- Date formed: 11 November 1947
- Date dissolved: 29 January 1948

People and organisations
- Head of state: Sukarno
- Head of government: Amir Sjarifuddin
- No. of ministers: 32 ministers
- Member party: PS Masyumi PSII PBI PNI Parkindo PKI People's Youth BTI Catholic Independent

History
- Predecessor: Amir Sjarifuddin I Cabinet
- Successor: Hatta I Cabinet

= Second Amir Sjarifuddin Cabinet =

Sixth Indonesian Cabinet

The Second Amir Sjarifuddin Cabinet (Kabinet Amir Sjarifuddin II) was Indonesia's sixth cabinet and was the result of a reshuffle to allow for the entry of the Masyumi Party, which gained five posts. The cabinet lasted only two months and eleven days, from 11 November 1947 to 29 January 1948, after Masyumi withdrew its ministers in protest at the Renville Agreement the government signed with the Dutch.

==Composition==
Following the 11 November reshuffle, the composition of the new cabinet was announced in a meeting of the Working Committee of the Central Indonesian National Committee, which at the time served as the legislature. The cabinet was inaugurated at midday on 12 November.

===Cabinet Leadership===
- Prime Minister: Amir Sjarifuddin (Socialist Party)
- First Deputy Prime Minister: Samsoeddin (Masyumi Party)
- Second Deputy Prime Minister: W. Wondoamiseno (Indonesian Islamic Union Party - PSII)
- Third Deputy Prime Minister: Setiadjid (PBI)
- Fourth Deputy Prime Minister: Adnan Kapau Gani (Indonesian National Party - PNI)

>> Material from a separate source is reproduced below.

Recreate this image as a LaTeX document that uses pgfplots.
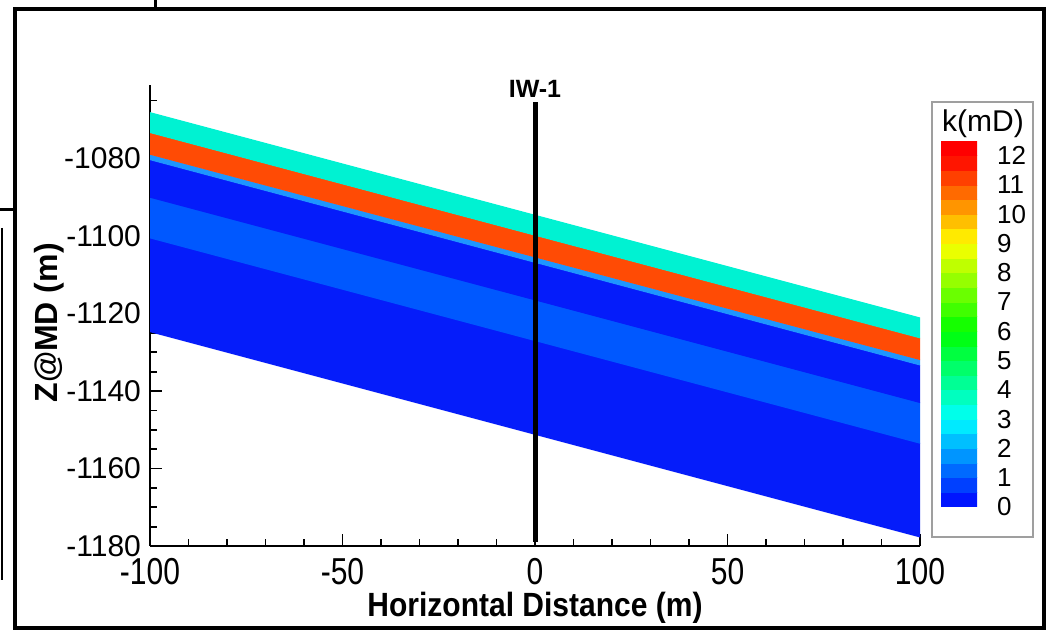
\documentclass[border=0pt]{standalone}
\usepackage{fontspec}
\setmainfont{Liberation Sans}
\usepackage{graphicx}
\usepackage{pgfplots}
\pgfplotsset{compat=1.18}

\definecolor{cyanL}{RGB}{0,242,210}
\definecolor{orangeL}{RGB}{255,75,5}
\definecolor{thinL}{RGB}{30,150,255}
\definecolor{darkB}{RGB}{5,28,250}
\definecolor{midB}{RGB}{0,88,255}

\newcommand{\xs}[1]{\scalebox{1}[1.25]{#1}}

\begin{document}
\begin{tikzpicture}[x=1pt,y=1pt]
\path[use as bounding box] (0,0) rectangle (524.5,315);
\begin{axis}[
  at={(75pt,42pt)}, anchor=south west,
  scale only axis, width=385pt, height=230.5pt,
  xmin=-100, xmax=100, ymin=-1180, ymax=-1061,
  clip mode=individual,
  axis lines=left,
  axis line style={-, line width=1.2pt, black},
  tick align=inside,
  major tick length=6pt, minor tick length=3.5pt,
  tick style={black, line width=0.9pt},
  xtick={-100,-50,0,50,100},
  xticklabels={\xs{-100},\xs{-50},\xs{0},\xs{50},\xs{100}},
  minor xtick={-90,-80,...,90},
  ytick={-1180,-1160,-1140,-1120,-1100,-1080},
  yticklabels={-1180,-1160,-1140,-1120,-1100,-1080},
  minor ytick={-1175,-1170,...,-1065},
  xticklabel style={font=\fontsize{15}{15}\selectfont, yshift=-2.5pt},
  yticklabel style={font=\fontsize{15}{15}\selectfont, xshift=-1pt},
  xlabel={\scalebox{1}[1.12]{\textbf{Horizontal Distance (m)}}},
  ylabel={\textbf{Z@MD (m)}},
  every axis x label/.style={at={(axis description cs:0.5,0)}, anchor=center, yshift=-31pt, font=\fontsize{15}{15}\selectfont},
  every axis y label/.style={at={(axis description cs:-0.131,0.484)}, anchor=center, rotate=90, font=\fontsize{16}{16}\selectfont},
  colormap={smallrainbow}{rgb255(0)=(0,0,255) rgb255(3)=(0,255,255) rgb255(6)=(0,255,0) rgb255(9)=(255,255,0) rgb255(12)=(255,0,0) rgb255(12.5)=(255,0,0)},
  point meta min=0, point meta max=12.5,
  colorbar sampled,
  colorbar style={
    samples=26,
    at={(parent axis.south east)}, anchor=south west,
    xshift=2pt, yshift=19.5pt,
    scale only axis, width=18pt, height=183pt,
    ytick={0,1,...,12},
    yticklabels={0,1,2,3,4,5,6,7,8,9,10,11,12},
    yticklabel pos=right,
    major tick length=0pt,
    ytick style={draw=none},
    axis line style={draw=none},
    yticklabel style={font=\fontsize{13}{13}\selectfont, anchor=west, xshift=6.5pt},
  },
]
% layers (top edge at x=-100, x=100 ; bottom edge at x=100, x=-100)
\addplot[fill=darkB, draw=none] coordinates {(-100,-1100.4) (100,-1153.4) (100,-1177.8) (-100,-1124.8)} -- cycle;
\addplot[fill=midB, draw=none] coordinates {(-100,-1089.9) (100,-1142.9) (100,-1153.6) (-100,-1100.6)} -- cycle;
\addplot[fill=darkB, draw=none] coordinates {(-100,-1080.3) (100,-1133.3) (100,-1143.1) (-100,-1090.1)} -- cycle;
\addplot[fill=thinL, draw=none] coordinates {(-100,-1078.9) (100,-1131.9) (100,-1133.4) (-100,-1080.4)} -- cycle;
\addplot[fill=orangeL, draw=none] coordinates {(-100,-1073.3) (100,-1126.3) (100,-1132.0) (-100,-1079.0)} -- cycle;
\addplot[fill=cyanL, draw=none] coordinates {(-100,-1068.0) (100,-1121.0) (100,-1126.4) (-100,-1073.4)} -- cycle;
% well IW-1
\addplot[black, line width=2.5pt, line cap=butt] coordinates {(0,-1065.5) (0,-1179)};
\node[above, inner sep=2.5pt, font=\bfseries\fontsize{12.5}{13}\selectfont] at (axis cs:0,-1065.5) {IW-1};
\end{axis}
% legend box
\draw[gray!75, line width=0.6pt] (466,46.5) rectangle (516.5,264);
\node[font=\fontsize{15}{15}\selectfont] at (491.5,253) {k(mD)};
% outer frame and neighbouring panel fragments
\draw[line width=2pt] (7.5,1) rectangle (521.75,310.5);
\draw[line width=1.5pt] (77.5,315) -- (77.5,310.5);
\draw[line width=1.5pt] (0,210) -- (7.5,210);
\draw[line width=1pt] (1,201) -- (1,25);
\end{tikzpicture}
\end{document}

===Departmental Ministers===
- Minister of Home Affairs: Mohammad Roem (Masjumi)
- Minister of Foreign Affairs: Agus Salim
- Minister of Welfare: Adnan Kapau Gani (PSII)
- Minister of Defense: Amir Sjarifuddin (Socialist Party)
- Minister of Education: Ali Sastroamidjojo (Indonesian National Party - PNI)
- Minister of Finance: A. A. Maramis (PNI)
- Minister of Information: Sjahboedin Latif (PSII)
- Minister of Transportation: Djuanda
- Minister of Public Works: Herling Laoh (PNI)
- Minister of Health: Johannes Leimena (Parkindo)
- Minister of Social Affairs: Soeprodjo (PBI)
- Minister of Justice: Soesanto Tirtoprodjo (PNI)
- Minister of Religious Affairs: Masjkoer (Masyumi)
- Minister of Labor: S. K. Trimurti (PBI)

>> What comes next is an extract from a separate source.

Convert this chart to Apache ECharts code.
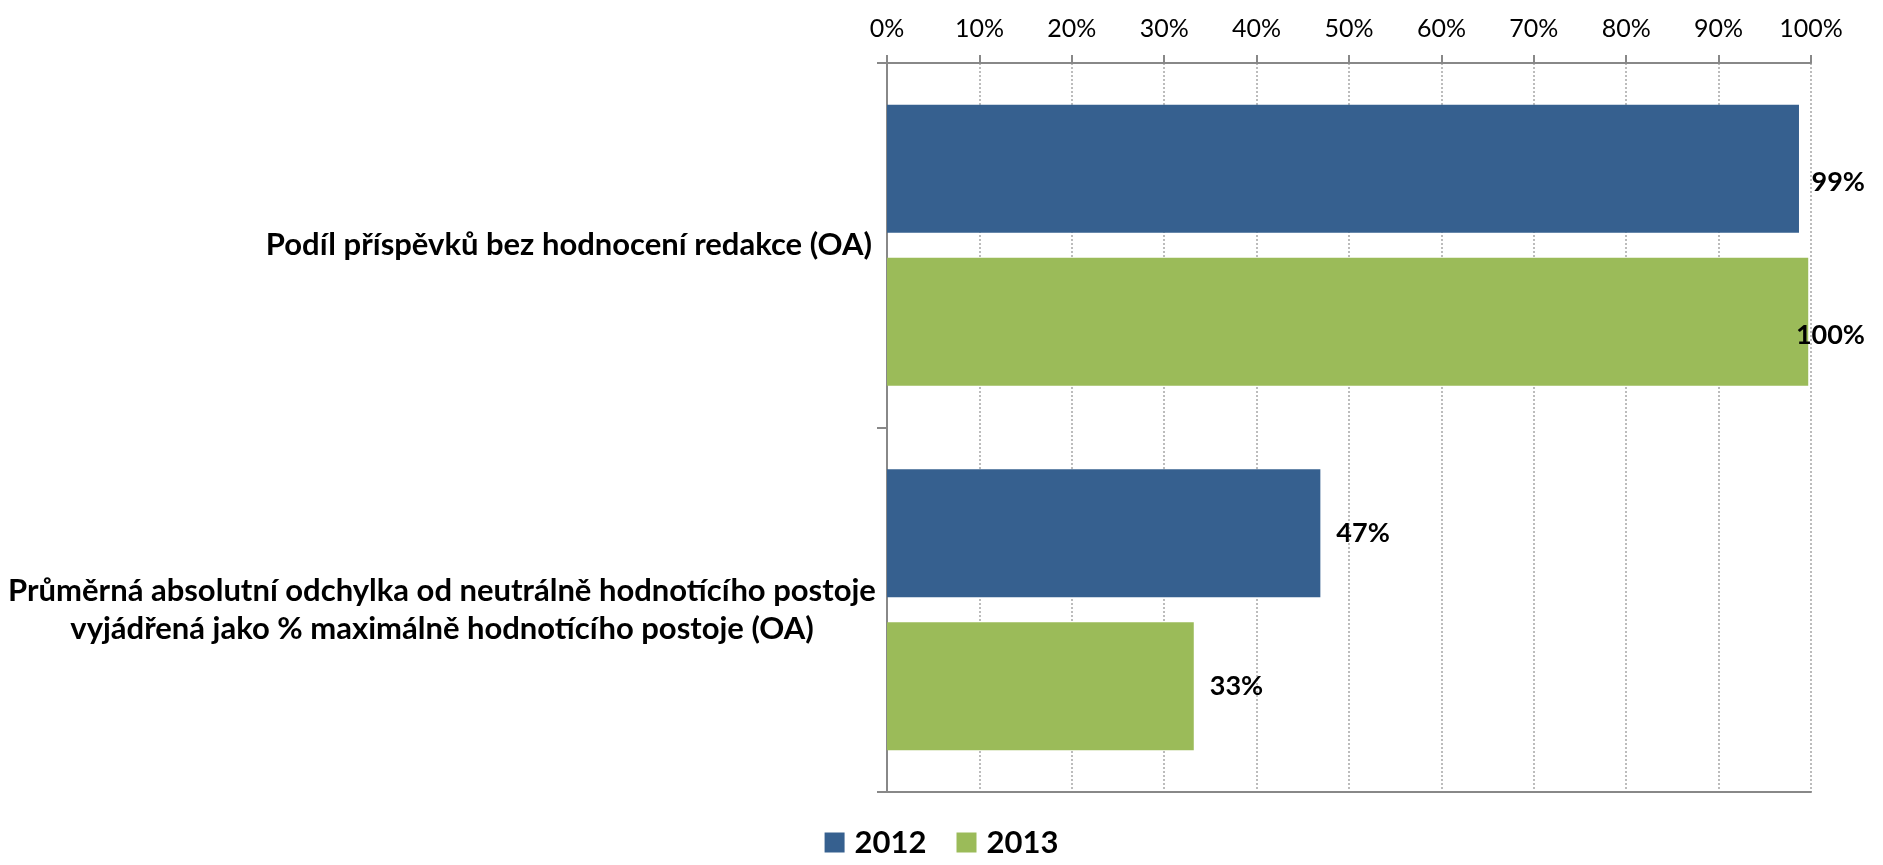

===State Ministers (without portfolio)===
- State Minister: Sri Sultan Hamengkubuwana IX
- State Minister: Maroeto Darusman (Communist Party of Indonesia - PKI)
- State Minister: Anwar Tjokroaminoto (Masyumi)

===State Ministers===
- State Minister of Youth Affairs: Wikana (Youth Congress Board)
- State Minister of Provisions: Sujas (Indonesian Peasants Front)
- State Minister of Mixed Ethnicity Affairs: Siauw Giok Tjhan
- State Minister of Police Affairs: Hindromartono (Socialist Party)

===Junior Ministers===
- Junior Minister of Home Affairs: Abdul Madjid Djojoadiningrat (Socialist Party)
- Junior Minister of Foreign Affairs: Tamzil (Socialist Party)
- Junior Minister of Justice: Kasman Singodimedjo (Masyumi)
- First Junior Minister of Welfare : Ignatius J. Kasimo (PKRI)
- Second Junior Minister of Welfare: A. Tjokronegoro (Socialist Party)
- Junior Minister of Defense: Arudji Kartawinata (PSII)
- Junior Minister of Finance: Ong Eng Die (Socialist Party)
- Junior Minister of Information: Ir. Setiadi Reksoprodjo (Socialist Party)
- Junior Minister of Health: Satrio (PBI)
- Junior Minister of Social Affairs: Sukotjo Wirjosapitro (PSII)
- Junior Minister of Labor: Wilopo (PNI)

==End of the cabinet==
Masjumi was unhappy with the composition of the cabinet form the outset, feeling it did not represent a real move to an all-inclusive cabinet. Realizing the government was about to sign the Renville Agreement with the Dutch, Masjumi withdrew from the cabinet in protest on 16 January 1948. After the agreement was signed the following day, the PNI also withdrew its support for Prime Minister Amir Sjarifuddin, who resigned on 23 January.